The majority of massage therapists were self-employed in 2010. Others worked mainly in personal care services and various healthcare industries. Many massage therapists work part time; only about 1 out of 4 worked full time in 2010.
Because therapists work by appointment in most cases, their schedules and the number of hours worked each week vary considerably. In addition to hours giving massages, therapists may also spend time recording patient notes, marketing, booking clients, washing linens, and other general business tasks.
Massage therapists work in an array of settings, both private and public, such as private offices, spas, hospitals, fitness centers, and shopping malls. Some massage therapists also travel to clients’ homes or offices to give a massage.
Most massage therapists, especially those who are self-employed, provide their own table or chair, sheets, pillows, and body lotions or oils.
A massage therapist's working conditions depend heavily on the location and what the client wants. For example, a massage meant to help rehabilitate an injury may be conducted in a well-lit setting with several other clients receiving treatment in the same room.
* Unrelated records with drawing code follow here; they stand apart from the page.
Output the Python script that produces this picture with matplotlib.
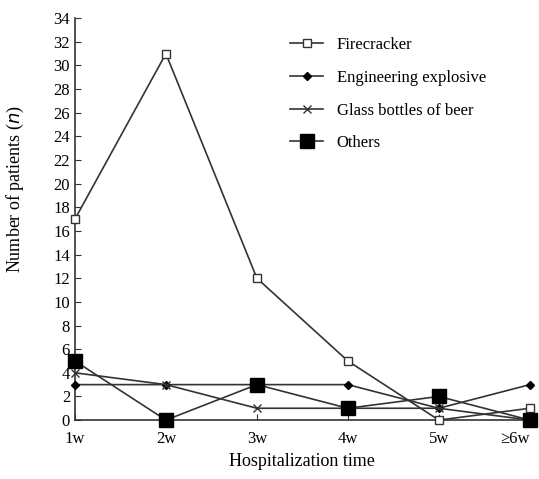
import matplotlib.pyplot as plt

plt.rcParams['font.family'] = ['Liberation Serif', 'DejaVu Serif']

# Datos
weeks = ["1w", "2w", "3w", "4w", "5w", "\u22656w"]
firecracker = [17, 31, 12, 5, 0, 1]
engineering = [3, 3, 3, 3, 1, 3]
glass_beer = [4, 3, 1, 1, 1, 0]
others = [5, 0, 3, 1, 2, 0]

line_color = "#333333"

fig = plt.figure(figsize=(5.39, 4.79), dpi=100)
ax = fig.add_axes([0.139, 0.123, 0.844, 0.839])

x = range(len(weeks))
ax.plot(x, firecracker, color=line_color, lw=1.2, marker="s", ms=6,
        mfc="white", mec=line_color, mew=1.0, label="Firecracker", clip_on=False, zorder=3)
ax.plot(x, engineering, color=line_color, lw=1.2, marker="D", ms=4,
        mfc="black", mec="black", label="Engineering explosive", clip_on=False, zorder=3)
ax.plot(x, glass_beer, color=line_color, lw=1.2, marker="x", ms=6,
        mec=line_color, mew=1.0, label="Glass bottles of beer", clip_on=False, zorder=3)
ax.plot(x, others, color=line_color, lw=1.2, marker="s", ms=10,
        mfc="black", mec="black", label="Others", clip_on=False, zorder=4)

ax.set_xlim(0, len(weeks) - 1)
ax.set_ylim(0, 34)
ax.set_yticks(range(0, 35, 2))
ax.set_xticks(list(x))
ax.set_xticklabels(weeks)
ax.get_xticklabels()[-1].set_ha("right")
ax.tick_params(direction="in", labelsize=12, color=line_color, length=4)
ax.tick_params(axis="x", pad=8)

for s in ["top", "right"]:
    ax.spines[s].set_visible(False)
for s in ["left", "bottom"]:
    ax.spines[s].set_color(line_color)
    ax.spines[s].set_linewidth(1.2)

ax.set_xlabel("Hospitalization time", fontsize=13, labelpad=4)
ax.set_ylabel("Number of patients ($\\it{n}$)", fontsize=13)
ax.yaxis.set_label_coords(-0.108, 0.575)

ax.legend(loc="upper left", bbox_to_anchor=(0.44, 0.99), frameon=False,
          fontsize=12, handlelength=2.0, labelspacing=1.0, handletextpad=0.8)

fig.savefig("out.png", dpi=100)
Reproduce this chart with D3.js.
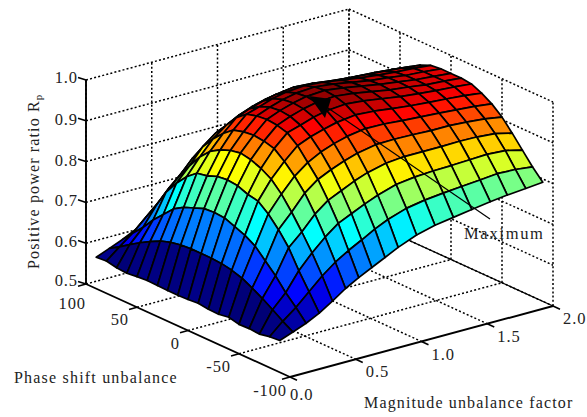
<!DOCTYPE html>
<html>
<head>
<meta charset="utf-8">
<script src="https://cdn.jsdelivr.net/npm/d3@7/dist/d3.min.js"></script>
<style>
html,body{margin:0;padding:0;background:#fff;}
svg{display:block;}
text{font-family:"Liberation Serif","Times New Roman",serif;fill:#222;}
</style>
</head>
<body>
<svg id="chart" width="587" height="417"></svg>
<script>
const zTicks = [0.5,0.6,0.7,0.8,0.9,1.0];
const phaseTicks = [100,50,0,-50,-100];
const magTicks = [0,0.5,1.0,1.5,2.0];

const magnitudes = [0,0.1,0.2,0.3,0.4,0.5,0.6,0.7,0.8,0.9,1.04,1.18,1.32,1.46,1.6,1.73,1.87,2];
const phases = [90,80,70,60,50,40,30,20,10,0,-10,-20,-30,-40,-50,-60,-70,-80,-90];

const ratio = [
[.577,.579,.574,.572,.575,.577,.576,.575,.575,.576,.578,.575,.574,.578,.572,.573,.571,.576,.578],
[.590,.605,.622,.638,.652,.665,.673,.678,.680,.680,.680,.678,.673,.665,.652,.638,.622,.605,.590],
[.603,.630,.655,.685,.710,.735,.750,.760,.770,.772,.770,.760,.750,.735,.710,.685,.655,.630,.603],
[.619,.660,.700,.745,.778,.805,.825,.830,.840,.843,.840,.830,.825,.805,.778,.745,.700,.660,.619],
[.640,.690,.735,.775,.812,.845,.870,.885,.895,.900,.895,.885,.870,.845,.812,.775,.735,.690,.640],
[.662,.715,.765,.810,.850,.880,.905,.925,.932,.935,.932,.925,.905,.880,.850,.810,.765,.715,.662],
[.680,.735,.790,.835,.875,.905,.935,.955,.962,.965,.962,.955,.935,.905,.875,.835,.790,.735,.680],
[.696,.752,.805,.850,.890,.922,.948,.965,.975,.978,.975,.965,.948,.922,.890,.850,.805,.752,.696],
[.712,.770,.820,.865,.903,.934,.958,.976,.985,.988,.985,.976,.958,.934,.903,.865,.820,.770,.712],
[.728,.785,.833,.877,.913,.943,.966,.983,.992,.995,.992,.983,.966,.943,.913,.877,.833,.785,.728],
[.746,.800,.847,.888,.922,.950,.972,.987,.995,.998,.995,.987,.972,.950,.922,.888,.847,.800,.746],
[.758,.808,.853,.892,.923,.949,.969,.983,.990,.992,.990,.983,.969,.949,.923,.892,.853,.808,.758],
[.765,.813,.856,.892,.922,.945,.963,.976,.982,.984,.982,.976,.963,.945,.922,.892,.856,.813,.765],
[.772,.817,.857,.892,.920,.942,.958,.969,.974,.976,.974,.969,.958,.942,.920,.892,.857,.817,.772],
[.779,.821,.859,.893,.920,.939,.954,.964,.969,.970,.969,.964,.954,.939,.920,.893,.859,.821,.779],
[.784,.825,.861,.892,.917,.936,.951,.960,.963,.964,.963,.960,.951,.936,.917,.892,.861,.825,.784],
[.788,.823,.858,.888,.913,.932,.947,.957,.960,.960,.960,.957,.947,.932,.913,.888,.858,.823,.788],
[.792,.818,.848,.878,.906,.927,.942,.953,.956,.956,.956,.953,.942,.927,.906,.878,.848,.818,.792]
];

const maxLabel = "Maximum";
const xLabel = "Magnitude unbalance factor";
const yLabel = "Phase shift unbalance";
const zLabel = "Positive power ratio R";

/* Oblique projection of the 3-D box: each data axis adds a screen offset. */
const mX = d3.scaleLinear().domain([0,2]).range([0,263]);
const mY = d3.scaleLinear().domain([0,2]).range([0,-71]);
const pX = d3.scaleLinear().domain([100,-100]).range([0,204]);
const pY = d3.scaleLinear().domain([100,-100]).range([0,93]);
const zY = d3.scaleLinear().domain([0.5,1]).range([0,-204]);
const origin = [86,284];
const proj = (m,p,z) => [origin[0]+mX(m)+pX(p), origin[1]+mY(m)+pY(p)+zY(z)];

const color = d3.scaleSequential(t => {
  const c = v => Math.max(0,Math.min(1,v));
  const r = c(1.5-Math.abs(4*t-3));
  const g = c(1.5-Math.abs(4*t-2));
  const b = c(1.5-Math.abs(4*t-1));
  return d3.rgb(r*255,g*255,b*255);
}).domain([0.575,1.0]);

const svg = d3.select("#chart");
const seg = (a,b) => svg.append("line").attr("x1",a[0]).attr("y1",a[1]).attr("x2",b[0]).attr("y2",b[1]);
const dotted = (a,b) => seg(a,b).attr("stroke","#000").attr("stroke-width",1.5).attr("stroke-dasharray","2 2.2");
const solid = (a,b,w) => seg(a,b).attr("stroke","#000").attr("stroke-width",w);

const [zLo,zHi] = d3.extent(zTicks);
/* back wall at phase = 100 and side wall at magnitude = 2 */
zTicks.forEach(z => {
  dotted(proj(0,100,z),proj(2,100,z));
  dotted(proj(2,100,z),proj(2,-100,z));
});
magTicks.forEach(m => {
  dotted(proj(m,100,zLo),proj(m,100,zHi));
});
phaseTicks.forEach(p => {
  dotted(proj(2,p,zLo),proj(2,p,zHi));
});
/* floor */
magTicks.slice(1,-1).forEach(m => dotted(proj(m,100,zLo),proj(m,-100,zLo)));
phaseTicks.slice(1,-1).forEach(p => dotted(proj(0,p,zLo),proj(2,p,zLo)));

/* axes */
solid(proj(0,100,zLo),proj(0,100,zHi),1.9);
solid(proj(0,100,zLo),proj(0,-100,zLo),1.8);
solid(proj(0,-100,zLo),proj(2,-100,zLo),1.9);
solid(proj(2,100,zLo),proj(2,-100,zLo),1.3);

const tick = 8;
zTicks.forEach(z => {
  const a = proj(0,100,z);
  solid(a,[a[0]-tick,a[1]-2.6],1.6);
  svg.append("text").attr("x",a[0]-8).attr("y",a[1]+(z===zLo?2:z===zHi?3:4)).attr("text-anchor","end")
    .attr("font-size",16.5).attr("letter-spacing",0.9).text(z.toFixed(1));
});
phaseTicks.forEach((p,i) => {
  const a = proj(0,p,zLo);
  solid(a,[a[0]-tick,a[1]+2.2],1.6);
  const dx = i===0?0:(i===phaseTicks.length-1?-3:-8);
  const dy = i===0?25:(i===phaseTicks.length-1?19:18);
  svg.append("text").attr("x",a[0]+dx).attr("y",a[1]+dy).attr("text-anchor","end")
    .attr("font-size",16.5).attr("letter-spacing",0.9).text(p);
});
magTicks.forEach((m,i) => {
  const a = proj(m,-100,zLo);
  solid(a,[a[0]+7,a[1]+3.2],1.6);
  const dx = i===0?0:10;
  const dy = i===0?23:18;
  svg.append("text").attr("x",a[0]+dx).attr("y",a[1]+dy).attr("text-anchor","start")
    .attr("font-size",16.5).attr("letter-spacing",0.9).text(m.toFixed(1));
});

/* surface: painter's order, farthest cells first */
const quad = d3.line();
for (let i = magnitudes.length-2; i >= 0; i--) {
  for (let k = 0; k < phases.length-1; k++) {
    const pts = [
      proj(magnitudes[i],phases[k],ratio[i][k]),
      proj(magnitudes[i+1],phases[k],ratio[i+1][k]),
      proj(magnitudes[i+1],phases[k+1],ratio[i+1][k+1]),
      proj(magnitudes[i],phases[k+1],ratio[i][k+1])
    ];
    svg.append("path").attr("d",quad(pts)+"Z")
      .attr("fill",color(ratio[i][k+1]))
      .attr("stroke","#000").attr("stroke-width",1.7).attr("stroke-linejoin","round");
  }
}

/* annotation */
const arrowTail = [490,219], arrowTip = [309,96];
solid(arrowTail,[328,108],1.2);
svg.append("path").attr("d",quad([arrowTip,[331,99],[325,118]])+"Z").attr("fill","#000");
svg.append("text").attr("x",464).attr("y",239).attr("font-size",16.5).attr("letter-spacing",1.7).text(maxLabel);

svg.append("text").attr("x",14).attr("y",383).attr("font-size",16).attr("letter-spacing",1.2).text(yLabel);
svg.append("text").attr("x",364).attr("y",408).attr("font-size",16).attr("letter-spacing",1.15).text(xLabel);
const zt = svg.append("text").attr("transform","translate(39,269) rotate(-90)").attr("font-size",16).attr("letter-spacing",1.15);
zt.append("tspan").text(zLabel);
zt.append("tspan").attr("dy",3).attr("font-size",11).text("p");
</script>
</body>
</html>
But when giving a massage to help clients relax, massage therapists generally work in dimly lit settings and use candles, incense, and calm, soothing music.
Because massage is physically demanding, massage therapists can injure themselves if they do not use the proper techniques. Repetitive-motion problems and fatigue from standing for extended periods are most common. Therapists can limit these risks by using good techniques, spacing sessions properly, exercising and, in many cases, receiving a massage themselves regularly.